WHAT TO DO - Only the lines from the one containing "What Plotly code" through the one containing "return (H - MB - y) / PH" should be output, both ends included and exactly as they appear, minus any pictures.

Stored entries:
■ ■ ■

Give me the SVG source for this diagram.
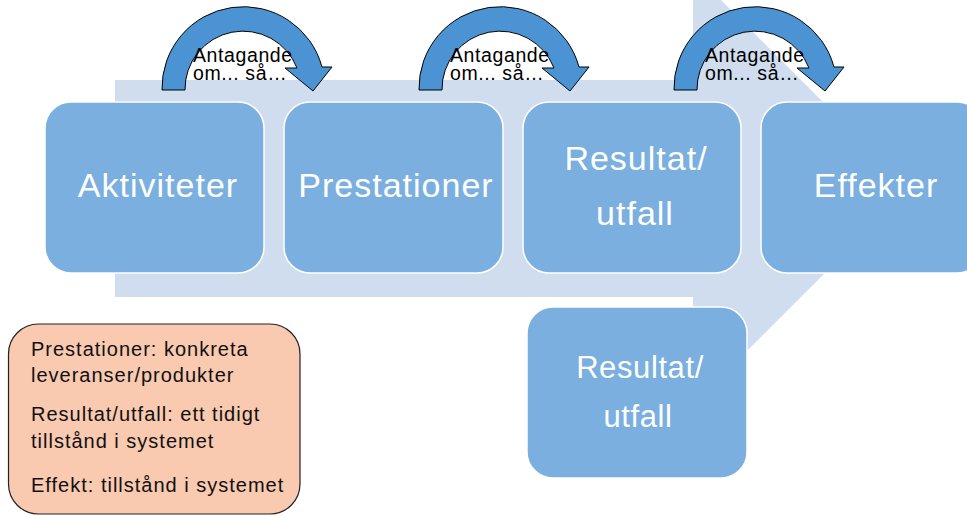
<svg xmlns="http://www.w3.org/2000/svg" width="967" height="516" viewBox="0 0 967 516">
<style>
.box{fill:#7aafdf;stroke:#ffffff;stroke-width:1.5}
.big{font-family:"Liberation Sans",Arial,sans-serif;font-size:34px;fill:#ffffff;text-anchor:middle;letter-spacing:1px}
.ant{font-family:"Liberation Sans",Arial,sans-serif;font-size:19.5px;fill:#000000;letter-spacing:0.6px}
.leg{font-family:"Liberation Sans",Arial,sans-serif;font-size:20px;fill:#111111;letter-spacing:1px}
.carrow{fill:#4b93d2;stroke:#000000;stroke-width:1}
</style>
<defs>
<path id="curved" d="M162,90 A81.4,81.4 0 0 1 322,67 L332,67 L313,91 L285,68 L297,68 A58,58 0 0 0 185,90 Z"/>
</defs>
<rect width="967" height="516" fill="#ffffff"/>
<g id="background-arrow">
<polygon points="115,80 693,80 693,-28 909.5,188.5 693,405 693,297 115,297" fill="#cfddef"/>
</g>
<g id="connectors">
<use href="#curved" class="carrow"/>
<use href="#curved" class="carrow" transform="translate(257,0)"/>
<use href="#curved" class="carrow" transform="translate(512,0)"/>
<text class="ant"><tspan x="193" y="62">Antagande</tspan><tspan x="193" y="80">om... så…</tspan></text>
<text class="ant"><tspan x="450" y="62">Antagande</tspan><tspan x="450" y="80">om... så…</tspan></text>
<text class="ant"><tspan x="705" y="62">Antagande</tspan><tspan x="705" y="80">om... så…</tspan></text>
</g>
<g id="node-aktiviteter">
<rect class="box" x="45" y="102" width="219" height="171" rx="26"/>
<text class="big" x="158" y="197">Aktiviteter</text>
</g>
<g id="node-prestationer">
<rect class="box" x="284" y="102" width="219" height="171" rx="26"/>
<text class="big" x="396" y="197">Prestationer</text>
</g>
<g id="node-resultat">
<rect class="box" x="523" y="102" width="218" height="171" rx="26"/>
<text class="big" x="636" y="170">Resultat/</text>
<text class="big" x="635" y="225">utfall</text>
</g>
<g id="node-effekter">
<rect class="box" x="761" y="102" width="222" height="171" rx="26"/>
<text class="big" x="876" y="197">Effekter</text>
</g>
<g id="node-resultat-2">
<rect class="box" x="527" y="307" width="220" height="171" rx="26"/>
<text class="big" x="640" y="378" style="font-size:31px;letter-spacing:0.6px">Resultat/</text>
<text class="big" x="638" y="427" style="font-size:31px;letter-spacing:0.6px">utfall</text>
</g>
<g id="legend">
<rect x="8.5" y="324" width="291.5" height="190" rx="30" fill="#f9c9b0" stroke="#222222" stroke-width="1.2"/>
<text class="leg" x="31" y="356">Prestationer: konkreta</text>
<text class="leg" x="31" y="382">leveranser/produkter</text>
<text class="leg" x="31" y="421">Resultat/utfall: ett tidigt</text>
<text class="leg" x="31" y="448">tillstånd i systemet</text>
<text class="leg" x="31" y="492">Effekt: tillstånd i systemet</text>
</g>
</svg>
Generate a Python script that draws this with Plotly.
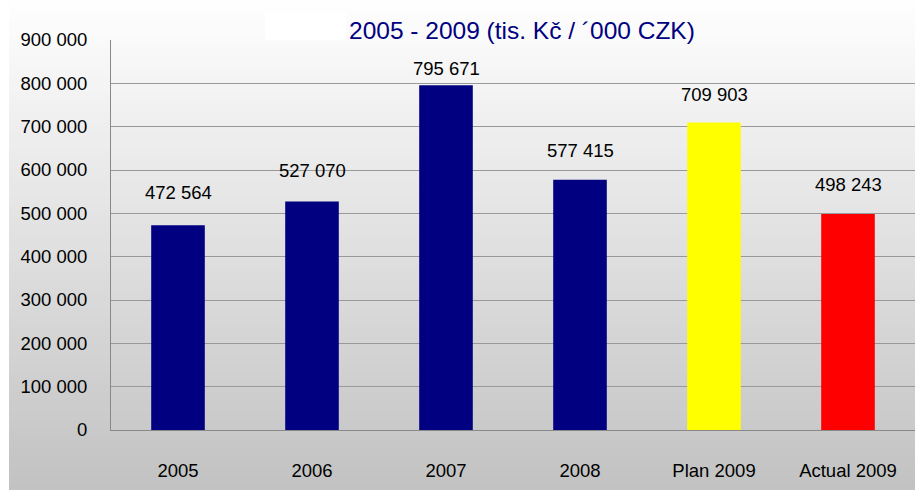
import plotly.graph_objects as go

categories = ["2005", "2006", "2007", "2008", "Plan 2009", "Actual 2009"]
values = [472564, 527070, 795671, 577415, 709903, 498243]
colors = ["#000080", "#000080", "#000080", "#000080", "#FFFF00", "#FF0000"]
tick_vals = [0, 100000, 200000, 300000, 400000, 500000, 600000, 700000, 800000, 900000]
tick_text = ["0", "100 000", "200 000", "300 000", "400 000", "500 000",
             "600 000", "700 000", "800 000", "900 000"]
title_text = "2005 - 2009 (tis. Kč / ´000 CZK)"

def fmt(v):
    return f"{v:,}".replace(",", " ")

FONT = "Liberation Sans, Arial, sans-serif"

fig = go.Figure(go.Bar(x=categories, y=values, marker=dict(color=colors, line=dict(width=0)),
                       width=0.4))

# gradient background strips
shapes = []
n = 70
top = (254, 254, 254)
bot = (194, 194, 194)
for i in range(n):
    t = i / (n - 1)
    c = tuple(round(top[k] + (bot[k] - top[k]) * t) for k in range(3))
    shapes.append(dict(type="rect", xref="paper", yref="paper", layer="below",
                       x0=-111/804 + 9/804, x1=1.01,
                       y0=1 + 40/390 - (i + 1) * (490/390) / n,
                       y1=1 + 40/390 - i * (490/390) / n,
                       fillcolor="rgb(%d,%d,%d)" % c, line=dict(width=0)))
# white blotch over title start
shapes.append(dict(type="rect", xref="paper", yref="paper", layer="above",
                   x0=(265-111)/804, x1=(346-111)/804, y0=1 + 0/390, y1=1 + 27/390,
                   fillcolor="white", line=dict(width=0)))

label_shift = [33, 31, 17, 29, 28, 30]
annotations = [dict(x=i, y=v, text=fmt(v), showarrow=False, yshift=s,
                    font=dict(size=18.5, color="black", family=FONT))
               for i, (v, s) in enumerate(zip(values, label_shift))]
annotations.append(dict(xref="paper", yref="paper", x=(347-111)/804, y=1 + 10/390,
                        xanchor="left", yanchor="middle", text=title_text, showarrow=False,
                        font=dict(size=24.5, color="#000080", family=FONT)))

fig.update_layout(
    width=915, height=490,
    margin=dict(l=111, r=0, t=40, b=60, autoexpand=False),
    paper_bgcolor="white", plot_bgcolor="rgba(0,0,0,0)",
    font=dict(family=FONT, size=18, color="black"),
    showlegend=False,
    shapes=shapes, annotations=annotations,
    bargap=0.6,
)
fig.update_xaxes(type="category", categoryorder="array", categoryarray=categories,
                 showgrid=False, showline=True, linecolor="#888888", linewidth=1,
                 ticks="", ticklabelstandoff=24, tickfont=dict(size=18.5), automargin=False)
fig.update_yaxes(range=[0, 900000], tickvals=tick_vals, ticktext=tick_text,
                 showgrid=True, gridcolor="#999999", gridwidth=1, showline=True,
                 linecolor="#888888", linewidth=1, ticks="", ticklabelstandoff=19,
                 zeroline=False, tickfont=dict(size=18.5), automargin=False)

fig.write_html("out.html", config={"displayModeBar": False},
               post_script="document.body.style.margin='0px';")
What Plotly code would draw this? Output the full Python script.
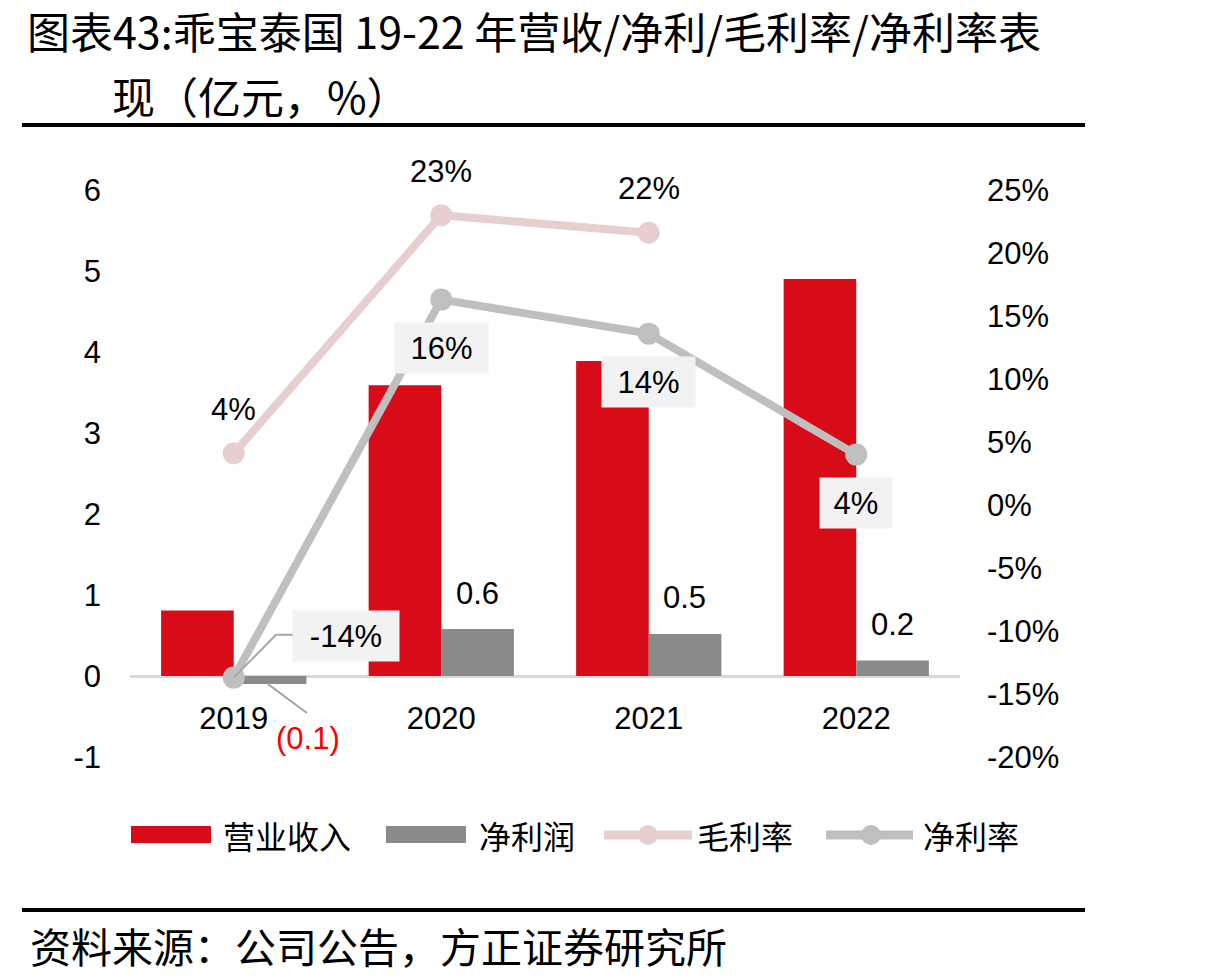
import plotly.graph_objects as go

# ---------------- data ----------------
years = ["2019", "2020", "2021", "2022"]
revenue = [0.81, 3.59, 3.89, 4.90]          # 营业收入 (亿元)
net_profit = [-0.10, 0.58, 0.52, 0.19]      # 净利润 (亿元)
gross_margin = [0.041, 0.230, 0.216, None]  # 毛利率
net_margin = [-0.137, 0.163, 0.136, 0.040]  # 净利率

left_tickvals = [-1, 0, 1, 2, 3, 4, 5, 6]
left_ticktext = ["-1", "0", "1", "2", "3", "4", "5", "6"]
right_tickvals = [-0.20, -0.15, -0.10, -0.05, 0.0, 0.05, 0.10, 0.15, 0.20, 0.25]
right_ticktext = ["-20%", "-15%", "-10%", "-5%", "0%", "5%", "10%", "15%", "20%", "25%"]

title_line1 = "图表43:乖宝泰国 19-22 年营收/净利/毛利率/净利率表"
title_line2 = "现（亿元，%）"
source_text = "资料来源：公司公告，方正证券研究所"
legend_names = ["营业收入", "净利润", "毛利率", "净利率"]

# ---------------- style ----------------
RED = "#D80C19"
GRAY_BAR = "#8A8A8A"
PINK = "#E8CFCF"
GRAY_LINE = "#BFBFBF"
LEADER = "#A6A6A6"
LATIN = "Liberation Sans, Arial, sans-serif"
CJK = "Noto Sans CJK SC, sans-serif"

W, H = 1213, 980
ML, MR, MT, MB = 130, 253, 190, 223
PW, PH = W - ML - MR, H - MT - MB


def px(x):
    return (x - ML) / PW


def py(y):
    return (H - MB - y) / PH


fig = go.Figure()
fig.add_trace(go.Bar(x=years, y=revenue, name=legend_names[0], marker_color=RED,
                     marker_line_width=0, showlegend=False))
fig.add_trace(go.Bar(x=years, y=net_profit, name=legend_names[1], marker_color=GRAY_BAR,
                     marker_line_width=0, showlegend=False))
fig.add_trace(go.Scatter(x=years, y=gross_margin, name=legend_names[2], yaxis="y2",
                         mode="lines+markers", line=dict(color=PINK, width=8),
                         marker=dict(color=PINK, size=22), showlegend=False))
fig.add_trace(go.Scatter(x=years, y=net_margin, name=legend_names[3], yaxis="y2",
                         mode="lines+markers", line=dict(color=GRAY_LINE, width=8),
                         marker=dict(color=GRAY_LINE, size=22), showlegend=False))

annotations = []
shapes = []

# gross margin labels (above points); x given as category index
for i, v in enumerate(gross_margin):
    if v is None:
        continue
    annotations.append(dict(x=i, y=v, xref="x", yref="y2", text=f"{round(v*100):.0f}%",
                            showarrow=False, yshift=44,
                            font=dict(family=LATIN, size=31, color="#000000")))

# net margin labels (boxed, below points)
for i, v in enumerate(net_margin):
    txt = f"{round(v*100):.0f}%"
    wbox = 30 + 21 * len(txt) - (8 if "-" in txt else 0)
    if i == 0:
        xs, ys = 112, 42
    else:
        xs, ys = 0, -48
    annotations.append(dict(x=i, y=v, xref="x", yref="y2", text=txt, showarrow=False,
                            xshift=xs, yshift=ys, bgcolor="#F2F2F2", borderpad=0,
                            width=wbox, height=50,
                            font=dict(family=LATIN, size=31, color="#000000")))

# leader line for the 2019 net margin label
nm0 = net_margin[0]
shapes.append(dict(type="line", xref="x", yref="y2", x0=0, y0=nm0, x1=0.204, y1=nm0 + 0.034,
                   line=dict(color=LEADER, width=2)))
shapes.append(dict(type="line", xref="x", yref="y2", x0=0.204, y0=nm0 + 0.034, x1=0.29,
                   y1=nm0 + 0.034, line=dict(color=LEADER, width=2)))

# net profit labels
for i, v in enumerate(net_profit):
    if v < 0:
        annotations.append(dict(x=i, y=v, xref="x", yref="y", text=f"({abs(v):.1f})",
                                showarrow=False, xshift=74, yshift=-54,
                                font=dict(family=LATIN, size=31, color="#FF0000")))
        shapes.append(dict(type="line", xref="x", yref="y", x0=i + 0.165, y0=v, x1=i + 0.353,
                           y1=v - 0.357, line=dict(color=LEADER, width=2)))
    else:
        annotations.append(dict(x=i, y=v, xref="x", yref="y", text=f"{v:.1f}",
                                showarrow=False, xshift=36, yshift=36,
                                font=dict(family=LATIN, size=31, color="#000000")))

# title & source
annotations.append(dict(x=px(25), y=py(30), xref="paper", yref="paper", text=title_line1,
                        showarrow=False, xanchor="left", yanchor="middle",
                        font=dict(family=CJK, size=43, color="#000000")))
annotations.append(dict(x=px(110), y=py(95), xref="paper", yref="paper", text=title_line2,
                        showarrow=False, xanchor="left", yanchor="middle",
                        font=dict(family=CJK, size=43, color="#000000")))
annotations.append(dict(x=px(28), y=py(945), xref="paper", yref="paper", text=source_text,
                        showarrow=False, xanchor="left", yanchor="middle",
                        font=dict(family=CJK, size=41, color="#000000")))

shapes.append(dict(type="line", xref="paper", yref="paper", x0=px(22), x1=px(1085),
                   y0=py(125), y1=py(125), line=dict(color="#000000", width=4)))
shapes.append(dict(type="line", xref="paper", yref="paper", x0=px(22), x1=px(1085),
                   y0=py(910), y1=py(910), line=dict(color="#000000", width=4)))

# custom legend
LY = 835
shapes.append(dict(type="rect", xref="paper", yref="paper", x0=px(131), x1=px(211),
                   y0=py(843), y1=py(826), fillcolor=RED, line_width=0))
shapes.append(dict(type="rect", xref="paper", yref="paper", x0=px(386), x1=px(466),
                   y0=py(843), y1=py(826), fillcolor=GRAY_BAR, line_width=0))
for (xa, xb, xc, col) in [(604, 692, 648, PINK), (826, 913, 871, GRAY_LINE)]:
    shapes.append(dict(type="line", xref="paper", yref="paper", x0=px(xa), x1=px(xb),
                       y0=py(LY), y1=py(LY), line=dict(color=col, width=9)))
    shapes.append(dict(type="circle", xref="paper", yref="paper", x0=px(xc - 10),
                       x1=px(xc + 10), y0=py(LY + 10), y1=py(LY - 10), fillcolor=col,
                       line_width=0))
for name, xl in zip(legend_names, [221, 477, 695, 921]):
    annotations.append(dict(x=px(xl), y=py(LY), xref="paper", yref="paper", text=name,
                            showarrow=False, xanchor="left", yanchor="middle",
                            font=dict(family=CJK, size=32, color="#000000")))

fig.update_layout(
    width=W, height=H, autosize=False,
    margin=dict(l=ML, r=MR, t=MT, b=MB, pad=0),
    paper_bgcolor="#FFFFFF", plot_bgcolor="#FFFFFF",
    barmode="group", bargap=0.3, bargroupgap=0,
    showlegend=False,
    xaxis=dict(type="category", range=[-0.5, 3.5], anchor="free", position=1 / 7,
               showline=True, linecolor="#D9D9D9", linewidth=3, layer="below traces",
               showgrid=False, zeroline=False, ticks="", ticklabelstandoff=14,
               tickfont=dict(family=LATIN, size=31, color="#000000")),
    yaxis=dict(range=[-1, 6], tickvals=left_tickvals, ticktext=left_ticktext,
               showgrid=False, zeroline=False, showline=False, ticks="",
               ticklabelstandoff=28, tickfont=dict(family=LATIN, size=31, color="#000000")),
    yaxis2=dict(range=[-0.20, 0.25], overlaying="y", side="right", anchor="x",
                tickvals=right_tickvals, ticktext=right_ticktext,
                showgrid=False, zeroline=False, showline=False, ticks="",
                ticklabelstandoff=26, tickfont=dict(family=LATIN, size=31, color="#000000")),
    annotations=annotations,
    shapes=shapes,
)

fig.write_html("out.html")
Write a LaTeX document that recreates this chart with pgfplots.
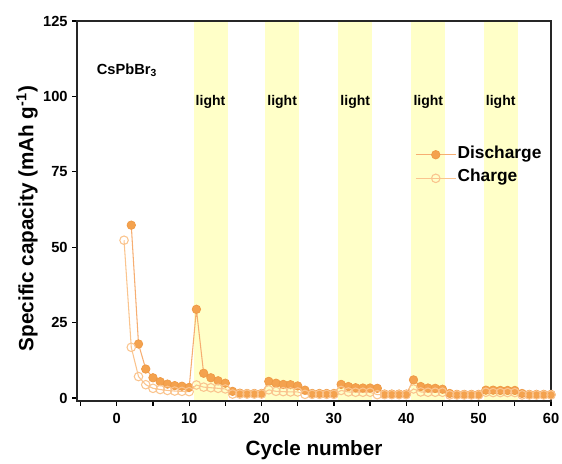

■ ■ ■

THE ANSWER -
What Plotly code would draw this? Output the full Python script.
import plotly.graph_objects as go

# ---------------- data ----------------
years = ["2019", "2020", "2021", "2022"]
revenue = [0.81, 3.59, 3.89, 4.90]          # 营业收入 (亿元)
net_profit = [-0.10, 0.58, 0.52, 0.19]      # 净利润 (亿元)
gross_margin = [0.041, 0.230, 0.216, None]  # 毛利率
net_margin = [-0.137, 0.163, 0.136, 0.040]  # 净利率

left_tickvals = [-1, 0, 1, 2, 3, 4, 5, 6]
left_ticktext = ["-1", "0", "1", "2", "3", "4", "5", "6"]
right_tickvals = [-0.20, -0.15, -0.10, -0.05, 0.0, 0.05, 0.10, 0.15, 0.20, 0.25]
right_ticktext = ["-20%", "-15%", "-10%", "-5%", "0%", "5%", "10%", "15%", "20%", "25%"]

title_line1 = "图表43:乖宝泰国 19-22 年营收/净利/毛利率/净利率表"
title_line2 = "现（亿元，%）"
source_text = "资料来源：公司公告，方正证券研究所"
legend_names = ["营业收入", "净利润", "毛利率", "净利率"]

# ---------------- style ----------------
RED = "#D80C19"
GRAY_BAR = "#8A8A8A"
PINK = "#E8CFCF"
GRAY_LINE = "#BFBFBF"
LEADER = "#A6A6A6"
LATIN = "Liberation Sans, Arial, sans-serif"
CJK = "Noto Sans CJK SC, sans-serif"

W, H = 1213, 980
ML, MR, MT, MB = 130, 253, 190, 223
PW, PH = W - ML - MR, H - MT - MB


def px(x):
    return (x - ML) / PW


def py(y):
    return (H - MB - y) / PH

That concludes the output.